Amnesty International sued for US$2 million by former top employees

Spread This News

By Mary Taruvinga

TWO former Amnesty International-Zimbabwe bosses have filed a $US2 million suit against their employer in alleged defamation suffered when the rights based organisation caused the publication of “lies” against them.

Cousin Zilala, former Amnesty director and Takesure Musiyiwa, ex-chairperson, are claiming that they were wrongfully implicated in a corruption scam by the organisation.

The two say they were now counting their losses since the publication had negative implications on their other life interests.

They have approached the High Court through their lawyers, Machiridza Law chambers and submitted that accusations levelled against them were baseless and damaged their reputations.

Local press reported recently that an audit on the finances of the rights based group had unearthed massive fraud which implicated the two.

The allegations were obtained from a publication by Amnesty.

“On February 25, the plaintiff (Amnesty) caused the publication of a defamatory statement in several national, regional and international newspapers.
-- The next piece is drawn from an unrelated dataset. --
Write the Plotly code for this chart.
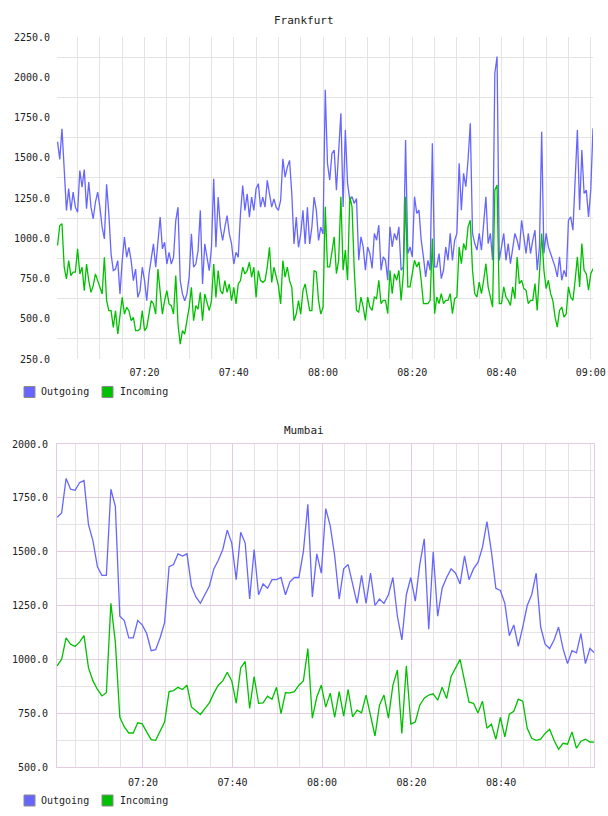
import pandas as pd
import plotly.graph_objects as go

# ---------------- data ----------------
fra_start = "2024-01-01 07:00:30"
fra_step_s = 30
fra_out = [1600,1490,1680,1380,1173,1308,1173,1287,1193,1162,1421,1318,1426,1183,1349,1193,1121,1225,1287,1193,
           1069,996,1335,1152,903,799,809,861,654,861,1007,882,944,861,737,809,633,675,820,737,
           612,778,882,965,820,986,1131,934,975,840,913,840,882,1110,1193,737,654,612,654,758,
           1027,820,840,924,1173,716,965,882,799,944,1370,944,1256,1069,986,1069,1141,1027,965,840,
           913,882,1152,1328,1173,1276,1131,1256,1173,1308,1339,1193,1256,1193,1360,1276,1193,1245,1193,1173,
           1235,1494,1380,1442,1484,1276,965,1131,944,1027,1173,965,1193,965,1069,1256,1173,986,1069,1027,
           1922,1465,1361,1527,1548,1299,1548,1776,1195,1673,1341,1237,1258,1216,1247,863,1009,946,801,946,
           905,812,1030,988,1081,801,884,863,739,1071,946,1030,988,1071,801,822,1610,905,946,884,
           1258,1154,1175,988,884,760,863,801,1590,822,822,905,749,801,946,863,1030,863,988,1030,
           1465,1174,1403,1320,1486,1714,1030,967,926,1030,926,1102,1258,967,1030,863,2025,2129,863,946,
           1030,863,967,842,926,1030,988,926,1112,988,905,1030,905,988,1050,801,946,1662,905,1030,
           946,905,863,822,760,884,739,801,760,1112,1133,1050,1361,1673,1175,1548,1278,1299,1133,1299,
           1683]
fra_in = [955,1079,1090,820,747,861,768,789,789,934,778,820,675,840,737,664,706,778,737,695,
          654,882,612,550,550,446,550,405,529,633,529,571,550,488,509,426,426,436,550,426,
          446,529,612,592,529,809,675,529,612,675,592,581,529,768,467,342,426,405,488,571,
          695,488,581,560,664,488,654,592,550,612,840,633,799,675,654,737,664,716,612,695,
          592,716,737,820,778,799,851,758,820,633,799,737,726,737,820,944,726,820,758,706,
          592,861,758,820,737,695,488,529,612,529,675,716,633,550,550,799,789,612,529,571,
          1195,822,822,905,1009,780,863,1258,801,926,739,1258,1195,801,552,542,635,573,490,635,
          573,552,635,625,739,594,614,614,531,801,656,780,739,801,614,780,1258,698,698,780,
          863,822,853,739,594,594,594,614,998,531,635,594,656,594,614,614,656,531,625,635,
          946,842,967,926,1071,1112,801,656,635,728,656,739,842,698,635,573,1299,1330,594,594,
          698,635,614,583,698,625,884,718,739,687,677,594,614,614,718,552,780,1030,801,687,
          739,656,614,510,448,552,573,510,531,698,635,614,739,884,698,967,801,780,677,780,
          811]

mum_start = "2024-01-01 07:00:50"
mum_step_s = 60
mum_out = [1660,1680,1840,1790,1785,1820,1830,1625,1550,1430,1390,1390,1790,1710,1200,1180,1100,1100,1180,1160,
           1120,1040,1045,1100,1170,1430,1440,1490,1480,1490,1340,1290,1260,1300,1340,1420,1460,1510,1600,1540,
           1370,1590,1540,1280,1510,1300,1350,1330,1370,1370,1380,1300,1360,1380,1380,1500,1720,1290,1490,1400,
           1700,1620,1480,1280,1420,1440,1350,1260,1390,1260,1400,1250,1280,1260,1300,1380,1200,1090,1300,1380,
           1270,1440,1560,1140,1500,1200,1330,1380,1420,1400,1350,1480,1370,1420,1450,1520,1640,1500,1330,1320,
           1260,1110,1160,1060,1150,1250,1300,1400,1150,1070,1050,1090,1150,1050,980,1040,1030,1120,980,1050,
           1030]
mum_in = [970,1000,1100,1070,1060,1080,1110,960,900,860,830,845,1260,1080,731,686,658,658,705,700,
          663,627,624,663,709,850,855,870,860,880,779,761,744,771,798,843,880,900,940,900,
          796,960,990,772,920,796,798,829,815,870,748,845,844,850,880,900,1050,727,825,880,
          778,843,731,850,736,860,733,764,752,834,733,644,787,834,727,880,950,656,970,700,
          709,787,820,834,840,810,870,818,920,960,1000,900,801,796,751,806,680,699,629,731,
          640,745,759,815,806,680,633,624,629,656,675,624,582,610,606,663,587,620,629,616,
          615]

fra_yticks = [250, 500, 750, 1000, 1250, 1500, 1750, 2000, 2250]
fra_ygrid = [375, 625, 875, 1125, 1375, 1625, 1875, 2125]
mum_yticks = [500, 750, 1000, 1250, 1500, 1750, 2000]
mum_ygrid = [625, 875, 1125, 1375, 1625, 1875]
x_ticks = ["07:20", "07:40", "08:00", "08:20", "08:40", "09:00"]
series_names = ["Outgoing", "Incoming"]

# ---------------- styling ----------------
BLUE = "#6666ff"
GREEN = "#00c000"
GRID = "#e4e4e4"
MAJ = "#e2cce2"
FONT = "DejaVu Sans Mono"
W, H = 608, 816

fra_t = pd.Timestamp(fra_start) + pd.to_timedelta([i * fra_step_s for i in range(len(fra_out))], unit="s")
mum_t = pd.Timestamp(mum_start) + pd.to_timedelta([i * mum_step_s for i in range(len(mum_out))], unit="s")
xt = [pd.Timestamp("2024-01-01 " + s) for s in x_ticks]

fig = go.Figure()
for ys, col, nm in [(fra_out, BLUE, series_names[0]), (fra_in, GREEN, series_names[1])]:
    fig.add_trace(go.Scatter(x=fra_t, y=ys, mode="lines", name=nm, line=dict(color=col, width=1.3),
                             showlegend=False, xaxis="x", yaxis="y"))
for ys, col, nm in [(mum_out, BLUE, series_names[0]), (mum_in, GREEN, series_names[1])]:
    fig.add_trace(go.Scatter(x=mum_t, y=ys, mode="lines", name=nm, line=dict(color=col, width=1.3),
                             showlegend=False, xaxis="x2", yaxis="y2"))


def py(v):
    return (H - v) / H


def px(v):
    return v / W


# legends (swatch + label) under each chart
shapes, annotations = [], []
for ly in (392, 800.5):
    for (sx, tx, col, nm) in [(24, 39, BLUE, series_names[0]), (102, 117.5, GREEN, series_names[1])]:
        shapes.append(dict(type="rect", xref="paper", yref="paper",
                           x0=px(sx), x1=px(sx + 11), y0=py(ly + 5.5), y1=py(ly - 5.5),
                           fillcolor=col, line=dict(color="#8a8a8a", width=1)))
        annotations.append(dict(text=nm, x=px(tx), y=py(ly), xref="paper", yref="paper", showarrow=False,
                                xanchor="left", yanchor="middle",
                                font=dict(family=FONT, size=10, color="#222")))
annotations += [
    dict(text="Frankfurt", x=0.5, y=py(20), xref="paper", yref="paper", showarrow=False,
         font=dict(family=FONT, size=11, color="#222"), xanchor="center", yanchor="middle"),
    dict(text="Mumbai", x=0.5, y=py(430), xref="paper", yref="paper", showarrow=False,
         font=dict(family=FONT, size=11, color="#222"), xanchor="center", yanchor="middle"),
]

fra_range = [pd.Timestamp("2024-01-01 07:00:23"), pd.Timestamp("2024-01-01 09:00:30")]
mum_range = [pd.Timestamp("2024-01-01 07:00:48"), pd.Timestamp("2024-01-01 09:00:45")]

tickfont = dict(family=FONT, size=10, color="#222")
fig.update_layout(
    width=W, height=H, margin=dict(l=0, r=0, t=0, b=0, autoexpand=False),
    paper_bgcolor="white", plot_bgcolor="white", showlegend=False,
    font=dict(family=FONT, size=10, color="#222"),
    xaxis=dict(domain=[px(57), px(593)], range=fra_range, tickvals=xt, ticktext=x_ticks,
               showgrid=True, gridcolor=GRID, gridwidth=1, zeroline=False, showline=False,
               ticks="", tickfont=tickfont, ticklabelstandoff=6, automargin=False,
               minor=dict(dtick=5 * 60 * 1000, tick0="2024-01-01 07:00:00", showgrid=True, gridcolor=GRID),
               anchor="y"),
    yaxis=dict(domain=[py(359), py(37)], range=[250, 2250], tickvals=fra_yticks,
               ticktext=[f"{v:.1f}" for v in fra_yticks], showgrid=False, zeroline=False,
               showline=False, ticks="", tickfont=tickfont, ticklabelstandoff=6, automargin=False,
               minor=dict(tickvals=fra_ygrid, showgrid=True, gridcolor=GRID), anchor="x"),
    xaxis2=dict(domain=[px(57), px(594)], range=mum_range, tickvals=xt[:-1], ticktext=x_ticks[:-1],
                showgrid=True, gridcolor=MAJ, zeroline=False, showline=True, linecolor=MAJ, mirror=True,
                ticks="", tickfont=tickfont, ticklabelstandoff=6, automargin=False,
                minor=dict(dtick=5 * 60 * 1000, tick0="2024-01-01 07:00:00", showgrid=True, gridcolor=GRID),
                anchor="y2"),
    yaxis2=dict(domain=[py(767), py(444)], range=[500, 2000], tickvals=mum_yticks,
                ticktext=[f"{v:.1f}" for v in mum_yticks], showgrid=True, gridcolor=MAJ, zeroline=False,
                showline=True, linecolor=MAJ, mirror=True, ticks="", tickfont=tickfont, ticklabelstandoff=6,
                automargin=False,
                minor=dict(tickvals=mum_ygrid, showgrid=True, gridcolor=GRID), anchor="x2"),
    shapes=shapes,
    annotations=annotations,
)

fig.write_html("out.html")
The publication had a huge national, regional and international coverage.

“The statement had the effect of lowering him in the estimation of reasonable ordinary persons as it explicitly insinuated that the plaintiff was a fraudster and thief,” wrote the lawyers.

The two claimed that in the published statement, Amnesty International alleged that they had engaged in several acts of fraudulent conduct and prejudiced the organisation of millions of dollars.

They said this is a lie.

The two said the publications caused ridicule and were an insult to their persons.

Zilala, who later resigned and Musiyiwa, suspended, said the published statement resulted in them being shunned adding that they lost several national, regional and international speaking engagements.

After the statement was published, Zilala and Musiyiwa were arrested.

They told court it was embarrassing to be mixed with “common criminals” and went on to label themselves law abiding citizens.

After their arrest, prosecutors declined handling their case on the basis that their alleged misdemeanour did not constitute a criminal offence.

But the Non-Governmental Organisation (NGO) did not retract its statement.